CU: Christopher Baffa, ASC

Finding Glee in Cinematography

By By Jimmy Kelly

Christopher Baffa '90 has earned the ASC that now comes with his name. A credited director of photography since 1994, Baffa has been dubbed a "Cinematographer to Watch" by Daily Variety for his myriad accomplishments in television and film. Baffa now finds himself utilizing his talents on the set of Fox's new hit series, Glee. The show features a blend of comedy and high-end musical numbers to tell the story of a fledgling high school glee club of diverse outcasts in Lima, Ohio.

Baffa spoke with us on a recent visit to campus, offering insight into both the business and craft of cinematography, as well as a look behind the scenes on the set of Glee.

How do you visualize story? What choices as a DP work to make an event, a character, a theme clearer and what can often stand in the way of that clarity?
A film is only successful when it has a singular point of view and it knows what that point of view is. My job as a cinematographer is to use my tools of lenses and lighting to help translate that point of view to the audience.

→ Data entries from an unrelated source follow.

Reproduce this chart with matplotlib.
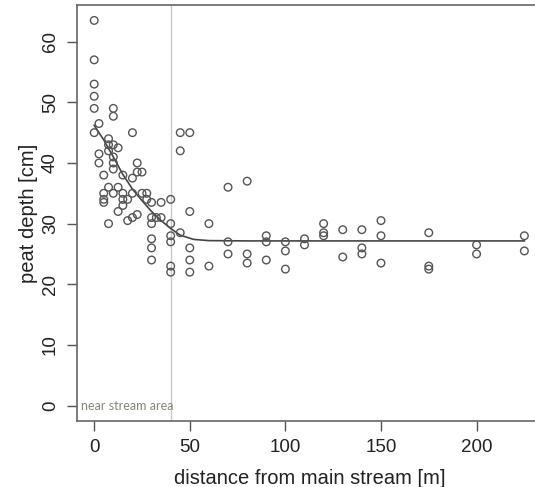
import matplotlib

matplotlib.use("Agg")
import matplotlib.pyplot as plt

# distance from main stream [m] and peat depth [cm]
dist = [0, 0, 0, 0, 0, 0,
        2.5, 2.5, 2.5,
        5, 5, 5, 5,
        7.5, 7.5, 7.5, 7.5, 7.5,
        10, 10, 10, 10, 10, 10, 10,
        12.5, 12.5, 12.5,
        15, 15, 15, 15,
        17.5, 17.5,
        20, 20, 20, 20,
        22.5, 22.5, 22.5,
        25, 25,
        27.5, 27.5,
        30, 30, 30, 30, 30, 30,
        32.5,
        35, 35,
        40, 40, 40, 40, 40, 40,
        45, 45, 45,
        50, 50, 50, 50, 50,
        60, 60,
        70, 70, 70,
        80, 80, 80,
        90, 90, 90,
        100, 100, 100,
        110, 110,
        120, 120, 120,
        130, 130,
        140, 140, 140,
        150, 150, 150,
        175, 175, 175,
        200, 200,
        225, 225]
depth = [63.5, 57, 53, 51, 49, 45,
         46.5, 41.5, 40,
         38, 35, 34, 33.5,
         44, 43, 42, 36, 30,
         49, 47.7, 43, 41, 40, 39, 35,
         42.5, 36, 32,
         38, 35, 34, 33,
         34, 30.5,
         45, 37.5, 35, 31,
         40, 38.5, 31.5,
         38.5, 35,
         35, 34,
         33.5, 31, 30, 27.5, 26, 24,
         31,
         33.5, 31,
         34, 30, 28, 27, 23, 22,
         45, 42, 28.5,
         45, 32, 26, 24, 22,
         30, 23,
         36, 27, 25,
         37, 25, 23.5,
         28, 27, 24,
         27, 25.5, 22.5,
         27.5, 26.5,
         30, 28.5, 28,
         29, 24.5,
         29, 26, 25,
         30.5, 28, 23.5,
         28.5, 23, 22.5,
         26.5, 25,
         28, 25.5]

# fitted curve
fit_x = [0, 5, 10, 15, 20, 25, 30, 35, 40, 45, 52, 60, 80, 225]
fit_y = [46.2, 43.8, 41.0, 38.1, 35.7, 33.8, 32.0, 30.5, 29.2, 28.1, 27.4, 27.2, 27.15, 27.15]

near_x = 40
near_label = "near stream area"

plt.rcParams["font.family"] = "Liberation Sans"

fig = plt.figure(figsize=(5.35, 4.87), dpi=100)
ax = fig.add_axes([0.1439, 0.1355, 0.8684, 0.8542])

ax.axvline(near_x, color="#c8c8c8", lw=1.0, zorder=1)
ax.plot(fit_x, fit_y, color="#444444", lw=1.2, zorder=2)
ax.scatter(dist, depth, s=30, facecolors="none", edgecolors="#555555",
           linewidths=1.0, zorder=3)
ax.text(-7, 0, near_label, fontsize=9, family="Lato", color="#85857a",
        ha="left", va="center")

ax.set_xlim(-9, 234)
ax.set_ylim(-2.54, 66.04)
ax.set_xticks([0, 50, 100, 150, 200])
ax.set_yticks([0, 10, 20, 30, 40, 50, 60])
ax.tick_params(length=7, width=1, color="#555555", labelsize=13.5,
               labelcolor="#222222", pad=6)
for lab in ax.get_yticklabels():
    lab.set_rotation(90)
    lab.set_va("center")
for s in ax.spines.values():
    s.set_color("#666666")
    s.set_linewidth(1.2)

ax.set_xlabel("distance from main stream [m]", fontsize=14.5, color="#222222",
              labelpad=9)
ax.set_ylabel("peat depth [cm]", fontsize=14.5, color="#222222", labelpad=3)

fig.savefig("out.png", dpi=100)
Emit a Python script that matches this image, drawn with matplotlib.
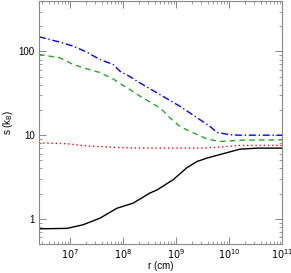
import matplotlib
matplotlib.use('Agg')
import matplotlib.pyplot as plt
from matplotlib.ticker import LogLocator, FixedLocator, FixedFormatter, NullFormatter

plt.rcParams['font.family'] = ['Liberation Sans', 'DejaVu Sans']

# entropie par baryon en fonction du rayon
r_bleu = [2.6e6, 6.5e6, 1.14e7, 2.09e7, 3.68e7, 6.5e7, 8.8e7, 1.36e8, 2.1e8,
          5.0e8, 1.19e9, 2.84e9, 4.4e9, 5.9e9, 1.05e10, 1.6e10, 1e11]
s_bleu = [150, 129, 116, 98, 80, 70, 58, 50, 42, 30.5, 22.1, 15.3, 12.7,
          10.8, 10.1, 10.0, 10.0]

r_vert = [2.6e6, 6.5e6, 1.14e7, 2.09e7, 3.68e7, 6.5e7, 8.8e7, 1.36e8, 2.1e8,
          5.0e8, 7.7e8, 1.19e9, 1.84e9, 3.85e9, 6.8e9, 1.6e10, 1e11]
s_vert = [92, 84, 70, 62, 56, 47, 41.4, 35, 29.2, 21.2, 16.1, 12.7, 11.1,
          9.0, 8.4, 8.7, 8.8]

r_rouge = [2.6e6, 8.8e6, 1.76e7, 3.68e7, 8.8e7, 3.2e8, 2.84e9, 6.8e9,
           1.6e10, 1e11]
s_rouge = [8.1, 7.9, 7.5, 7.3, 7.1, 7.0, 7.0, 7.2, 7.55, 7.55]

r_noir = [2.6e6, 8.8e6, 1.76e7, 3.68e7, 7.7e7, 1.55e8, 3.2e8, 4.4e8, 8.8e8,
          1.6e9, 2.5e9, 3.85e9, 7.7e9, 1.6e10, 3.4e10, 1e11]
s_noir = [0.76, 0.77, 0.85, 1.02, 1.34, 1.54, 2.03, 2.22, 2.93, 4.08, 4.85,
          5.33, 6.0, 6.8, 7.0, 7.0]

xticks = [1e7, 1e8, 1e9, 1e10, 1e11]
xlabels = ['$10^{7}$', '$10^{8}$', '$10^{9}$', '$10^{10}$', '$10^{11}$']
yticks = [1, 10, 100]
ylabels = ['1', '10', '100']

fig = plt.figure(figsize=(2.91, 2.73), dpi=100)
ax = fig.add_axes([0.134, 0.106, 0.835, 0.89])

ax.plot(r_noir, s_noir, color='black', lw=1.0, ls='-')
ax.plot(r_rouge, s_rouge, color='red', lw=1.0, ls=(0, (1, 2)))
ax.plot(r_vert, s_vert, color='#22aa22', lw=1.0, ls=(0, (4, 3)))
ax.plot(r_bleu, s_bleu, color='blue', lw=1.0, ls=(0, (5, 2, 1, 2)))

ax.set_xscale('log')
ax.set_yscale('log')
ax.set_xlim(2.6e6, 1e11)
ax.set_ylim(0.5, 400)

ax.xaxis.set_major_locator(FixedLocator(xticks))
ax.xaxis.set_major_formatter(FixedFormatter(xlabels))
ax.xaxis.set_minor_locator(LogLocator(base=10, subs=range(2, 10), numticks=20))
ax.xaxis.set_minor_formatter(NullFormatter())
ax.yaxis.set_major_locator(FixedLocator(yticks))
ax.yaxis.set_major_formatter(FixedFormatter(ylabels))
ax.yaxis.set_minor_locator(LogLocator(base=10, subs=range(2, 10), numticks=20))
ax.yaxis.set_minor_formatter(NullFormatter())

for sp in ax.spines.values():
    sp.set_color('#888888')
    sp.set_linewidth(0.8)
ax.tick_params(which='both', direction='in', top=True, right=True,
               color='#888888', labelsize=7)
ax.tick_params(axis='x', pad=2)
ax.tick_params(axis='y', pad=3)
ax.tick_params(which='major', length=5, width=0.7)
ax.tick_params(which='minor', length=2.5, width=0.6)

ax.set_xlabel('r (cm)', fontsize=7, labelpad=0)
ax.set_ylabel('s (k$_{\\rm B}$)', fontsize=7, labelpad=3)

fig.savefig('out.png', dpi=100)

You're currently working on the new Fox hit, Glee. Describe a typical day on the job. It's not typical by television standards, because it might be, come in, we've done our two dialogue scenes for the morning and the rest of the day is this musical number. It can be stressful, because it's a huge challenge, but it also is a great way of breaking up the day. There is that weird juxtaposition to get from the reality of the show and into these music videos. Usually what we try and find is some device that gets us in and out. It might be as simple as a little dissolve or camera move that says, "Okay, we're gonna go here now. Go with us, it's okay, we're gonna do a little music video, but in the end we're gonna bring you right back where you were." I think this is never going to be a show that we're going to fully understand and I mean that in the best of all ways.

How has working in the industry as a DP changed for you as the technology behind filmmaking has become more advanced? I think this is extremely pertinent, because we are at sort of an unprecedented time with respect to technology. I tend to be a little old fashioned and feel like all technology is just a tool; it's just a different brush. The art of what we do is in the story, in reaching the audience. How that's accomplished isn't as interesting to me, it never has been. As long as it's about shots that are put together in a certain way to create meaning, then cinematography and cinema as a whole is the same as it's always been, from the silent era to digital to wherever we're going to go.

What was breaking into the industry like when you first started getting work? What challenges did you face breaking in and how did your USC education help you? It's very hard when you leave film school because the industry can be very scary. It seems like a lot of closed doors. Then you start knocking and you find that it's not so scary. I think the thing that my time at USC really prepared me for was people. This film school really is about putting competition aside and I think it sets you up for dealing with people. I remember there was a humanity here that made people feel even in their darkest moments of failure that you're going to come out of this. This is a place where you can put yourself out there and fail in a way that you can't in the industry.

Is there any one thing you've learned over the course of your career that you wish someone had told you when you were getting started? To have hope. I know it sounds cliché, but if you really do just believe in yourself, you can make it in this business. Saying to anyone you'll never make it in this industry, it's just not true. There are people who fail, but there's no reason if you really work at it that you can't succeed.

Glee airs Wednesdays at 9 P.M. on Fox.